Irina Gak, Anatoly Berezikov’s lawyer, was the first person to report the activist dead. She says she arrived at the jail on 14 June to arrange a meeting with a civil law notary for her client and validate a letter of authorisation. Gak was not allowed inside the building for a long time, and then she was told Berezikov was dead.
The woman says that she last saw Berezikov on 13 June and noticed he had stun gun bruises. “As he spoke to me, he complained he had been threatened, and he was afraid they could kill him,” Irina Gak says as she reveals the details of his case to the public.
Anatoly Berezikov was detained in Rostov-on-Don on 10 May in his apartment. In his explanatory report, he wrote that someone knocked on his door early in the morning, posing as his neighbour, and then his apartment door was knocked down by armed men in balaclavas.
“Without any explanation, they started kicking me. It all happened in my room. Then they dragged me to the kitchen and started an interrogation while still beating me up,” reads Berezikov’s explanatory report that was later published by his lawyer.

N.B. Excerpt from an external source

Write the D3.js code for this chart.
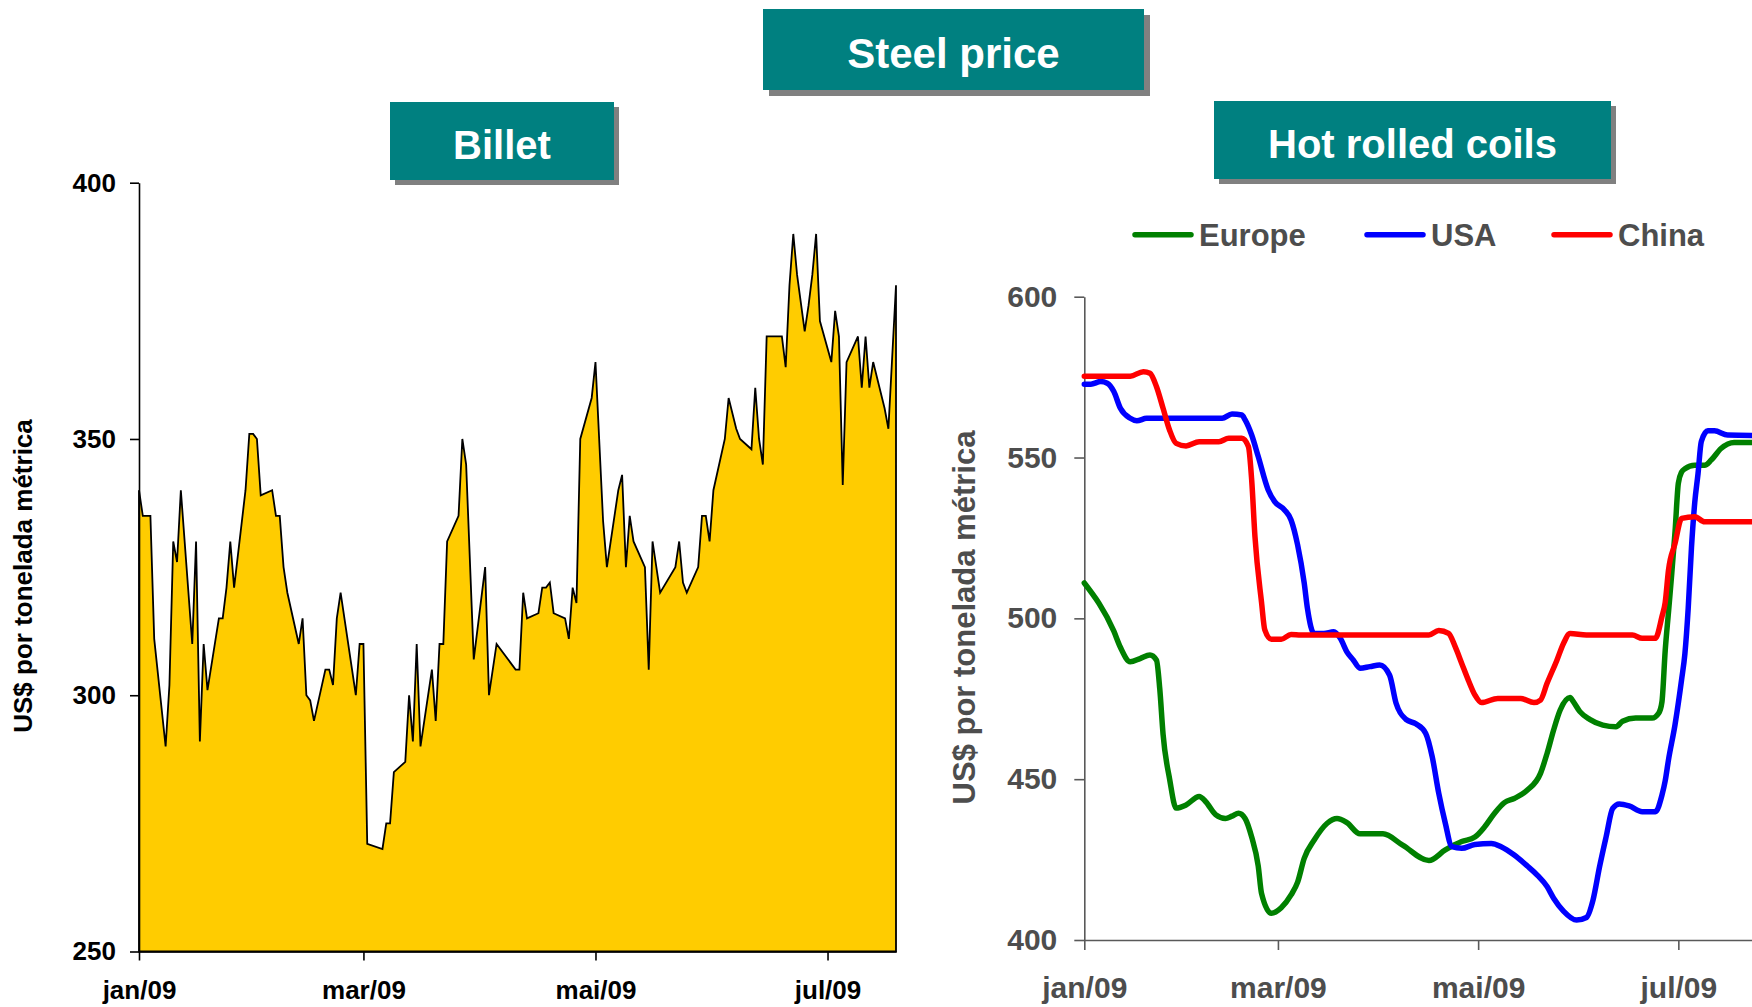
<!DOCTYPE html>
<html>
<head>
<meta charset="utf-8">
<script src="https://cdn.jsdelivr.net/npm/d3@7"></script>
<style>
  html, body { margin: 0; padding: 0; background: #fff; }
  svg { display: block; font-family: "Liberation Sans", Arial, Helvetica, sans-serif; font-weight: bold; }
</style>
</head>
<body>
<svg id="chart" width="1752" height="1007"></svg>
<script>
// ---- Billet price (US$ per metric tonne), days counted from 1 Jan 2009 ----
const billetDay = [0,1,3,4,7,8,9,10,11,14,15,16,17,18,21,22,23,24,25,28,
  29,30,31,32,35,36,37,38,39,42,43,44,45,46,49,50,51,52,53,57,
  58,59,60,64,65,66,67,70,71,72,73,74,77,78,79,80,81,84,85,86,
  88,91,92,94,99,100,101,102,105,106,107,108,109,112,113,114,115,116,119,120,
  122,123,126,127,128,129,130,133,134,135,136,137,141,142,143,144,147,148,149,150,
  151,154,155,157,158,161,162,163,164,165,169,170,171,172,173,175,176,177,178,179,
  182,183,184,185,186,189,190,191,192,193,196,197,199];
const billetPrice = [340,335,335,311,290,302,330,326,340,310,330,291,310,301,315,315,321,330,321,340,
  351,351,350,339,340,335,335,325,320,310,315,300,299,295,305,305,302,315,320,300,
  310,310,271,270,275,275,285,287,300,291,310,290,305,295,310,310,330,335,350,345,
  307,325,300,310,305,305,320,315,316,321,321,322,316,315,311,321,318,350,358,365,
  334,325,340,343,325,335,330,325,305,330,325,320,325,330,322,320,325,335,335,330,
  340,350,358,352,350,348,360,350,345,370,370,364,380,390,382,371,376,382,390,373,
  365,375,370,341,365,370,360,370,360,365,356,352,380];

// ---- Hot rolled coils (US$ per metric tonne), days counted from 1 Jan 2009 ----
const europeDay = [0,9,11,14,17,20,22,23,24,26,28,31,35,37,40,43,45,47,49,51,
  53,54,57,60,63,65,67,70,74,77,80,84,91,97,105,110,115,119,122,125,
  128,131,135,139,141,143,145,148,149,151,154,158,162,164,168,173,175,176,177,178,
  179,180,181,182,183,186,189,191,194,198,211];
const europePrice = [511,496,491,486.5,487.5,488.6,487,478,464,450,441,442,444.6,443,439,437.8,438.5,439.4,437.8,432,
  423,414.5,408.3,410,414,418,425.4,431,436.3,437.8,436.5,433,433,429.5,424.7,428,430.6,432,435.2,439.4,
  442.7,444,446.6,451.8,458,465.3,471.5,475.4,474.1,471,468.6,466.8,466.3,468,469,469,470.5,474,490,502,
  514,527,542,545.5,546.5,547.6,547.6,549.2,552.8,554.7,554.7];

const usaDay = [0,2,5,7,9,11,14,16,19,42,45,48,49,51,53,56,58,61,63,65,
  67,68,70,73,76,78,80,82,84,87,90,93,95,98,101,104,106,108,110,112,
  115,119,124,127,131,135,138,141,143,146,150,153,155,157,159,161,163,166,170,174,
  176,177,178,180,182,183,184,185,186,187,188,190,192,196,211];
const usaPrice = [572.8,572.8,573.6,573.1,570.5,565.3,562.2,561.4,562.2,562.2,563.5,563.2,561.7,557,550.3,540,536.3,533.7,530.6,522.8,
  511,503,495.3,495.3,495.8,493.8,489.6,487,484.5,485,485.5,482.4,473.6,468.6,467.2,464.3,457,445.6,436.3,429,
  428.5,429.7,430,429,426.4,423,420.2,416.6,413,409,406.2,407,412.4,422.8,432.1,440.9,442.3,441.7,439.9,439.9,
  445,449.5,456,467,481,489,503,522,536,545,555,558.3,558.3,557,556.8];

const chinaDay = [0,14,18,20,22,24,26,28,31,35,41,44,48,50,51,52,54,55,57,60,
  63,66,105,108,111,113,115,117,119,121,126,133,137,139,141,144,146,148,153,167,
  170,174,176,177,178,180,182,186,189,211];
const chinaPrice = [575.3,575.3,576.7,576.2,572,565.3,558.5,554.4,553.6,554.9,554.9,556,556,553.4,543,525.4,505,496.4,493.5,493.5,
  495,494.8,494.8,496.2,495.3,491.2,486,480.8,476.2,473.8,475.1,475.1,473.8,474.6,479.8,487,492.2,495.3,494.8,494.8,
  493.8,493.8,500.5,505,515,523.3,531.1,531.6,530,530];

const seriesNames  = ["Europe", "USA", "China"];
const seriesColors = ["#008000", "#0000ff", "#ff0000"];

// axis ticks
const monthTicks  = ["2009-01-01", "2009-03-01", "2009-05-01", "2009-07-01"];
const monthLabels = ["jan/09", "mar/09", "mai/09", "jul/09"];
const billetTicks = [250, 300, 350, 400];
const hrcTicks    = [400, 450, 500, 550, 600];
const axisTitle   = "US$ por tonelada métrica";

// ---------------------------------------------------------------------------
const svg = d3.select("#chart");
const t0 = Date.UTC(2009, 0, 1);
const toDate = d => new Date(t0 + d * 864e5);
const tickDates = monthTicks.map(s => new Date(s + "T00:00:00Z"));

function zip(days, vals) { return days.map((d, i) => ({ date: toDate(d), v: vals[i] })); }

// title banners with drop shadow
function banner(x, y, w, h, label, size, baseline, off) {
  svg.append("rect").attr("x", x + off).attr("y", y + off).attr("width", w).attr("height", h).attr("fill", "#808080");
  svg.append("rect").attr("x", x).attr("y", y).attr("width", w).attr("height", h).attr("fill", "#008080");
  svg.append("text").attr("x", x + w / 2).attr("y", baseline).attr("text-anchor", "middle")
    .attr("fill", "#fff").attr("font-size", size).text(label);
}
banner(763, 9, 381, 81, "Steel price", 42, 68, 6);
banner(390, 102, 224, 78, "Billet", 40, 159, 5);
banner(1214, 101, 397, 78, "Hot rolled coils", 40, 158, 5);

function styleAxis(g, color, width, size) {
  g.attr("font-family", null).attr("font-size", null);
  g.select(".domain").attr("stroke", color).attr("stroke-width", width);
  g.selectAll(".tick line").attr("stroke", color).attr("stroke-width", width);
  g.selectAll(".tick text").attr("fill", color === "#000" ? "#000" : "#4d4d4d")
    .attr("font-size", size).attr("font-weight", "bold");
}

// ---------------- Billet: filled area ----------------
const xL = d3.scaleUtc().domain([toDate(0), toDate(199)]).range([139, 896]);
const yL = d3.scaleLinear().domain([250, 400]).range([951.5, 182.7]);
const billet = zip(billetDay, billetPrice);

svg.append("path").datum(billet)
  .attr("d", d3.area().x(d => xL(d.date)).y0(yL(250)).y1(d => yL(d.v)))
  .attr("fill", "#ffcc00").attr("stroke", "#000").attr("stroke-width", 1.8).attr("stroke-linejoin", "miter");

const gyL = svg.append("g").attr("transform", `translate(${xL.range()[0]},0)`)
  .call(d3.axisLeft(yL).tickValues(billetTicks).tickSize(9).tickSizeOuter(0).tickPadding(14));
styleAxis(gyL, "#000", 1.6, 26);

const gxL = svg.append("g").attr("transform", `translate(0,${yL(250)})`)
  .call(d3.axisBottom(xL).tickValues(tickDates).tickFormat((d, i) => monthLabels[i]).tickSize(9).tickSizeOuter(0));
styleAxis(gxL, "#000", 1.6, 26);
gxL.selectAll(".tick text").attr("y", 47.5).attr("dy", "0");

svg.append("text").attr("transform", "translate(32,576) rotate(-90)")
  .attr("text-anchor", "middle").attr("font-size", 26).attr("fill", "#000").text(axisTitle);

// ---------------- Hot rolled coils: three lines ----------------
const xR = d3.scaleUtc().domain([toDate(0), toDate(211)]).range([1084.3, 1084.3 + 211 * 3.282]);
const yR = d3.scaleLinear().domain([400, 600]).range([940, 296.7]);

const gyR = svg.append("g").attr("transform", `translate(${xR.range()[0]},0)`)
  .call(d3.axisLeft(yR).tickValues(hrcTicks).tickSize(10).tickSizeOuter(0).tickPadding(17));
styleAxis(gyR, "#595959", 1.6, 30);

const gxR = svg.append("g").attr("transform", `translate(0,${yR(400)})`)
  .call(d3.axisBottom(xR).tickValues(tickDates).tickFormat((d, i) => monthLabels[i]).tickSize(10).tickSizeOuter(0));
styleAxis(gxR, "#595959", 1.6, 30);
gxR.selectAll(".tick text").attr("y", 58).attr("dy", "0");

svg.append("text").attr("transform", "translate(975,617.5) rotate(-90)")
  .attr("text-anchor", "middle").attr("font-size", 31).attr("fill", "#4d4d4d").text(axisTitle);

const hrc = [zip(europeDay, europePrice), zip(usaDay, usaPrice), zip(chinaDay, chinaPrice)];
const line = d3.line().x(d => xR(d.date)).y(d => yR(d.v)).curve(d3.curveMonotoneX);

svg.append("g").selectAll("path").data(hrc).join("path")
  .attr("d", line).attr("fill", "none")
  .attr("stroke", (d, i) => seriesColors[i]).attr("stroke-width", 5.5)
  .attr("stroke-linejoin", "round").attr("stroke-linecap", "round");

// legend
const legendX = [1135, 1367, 1554];
const legend = svg.append("g").selectAll("g").data(seriesNames).join("g")
  .attr("transform", (d, i) => `translate(${legendX[i]},234.7)`);
legend.append("line").attr("x1", 0).attr("x2", 56).attr("y1", 0).attr("y2", 0)
  .attr("stroke", (d, i) => seriesColors[i]).attr("stroke-width", 5.5).attr("stroke-linecap", "round");
legend.append("text").attr("x", 64).attr("y", 11.5).attr("font-size", 31).attr("fill", "#4d4d4d").text(d => d);
</script>
</body>
</html>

Berezikov’s lawyer and Tatyana Sporysheva, a local activist and his public defender, say they are still unaware of what the police demanded from the man. During his brief meetings with Irina Gak, Berezikov informed her that he had been threatened with a life sentence, torture, and rape. One of the demands was to waive his right to counsel.
Allegedly, Anatoly is suspected of being involved in spreading leaflets of the Ukrainian I Want to Live movement around the city. The leaflets contained instructions for Russian servicemen on how to correctly surrender to the Ukrainian military.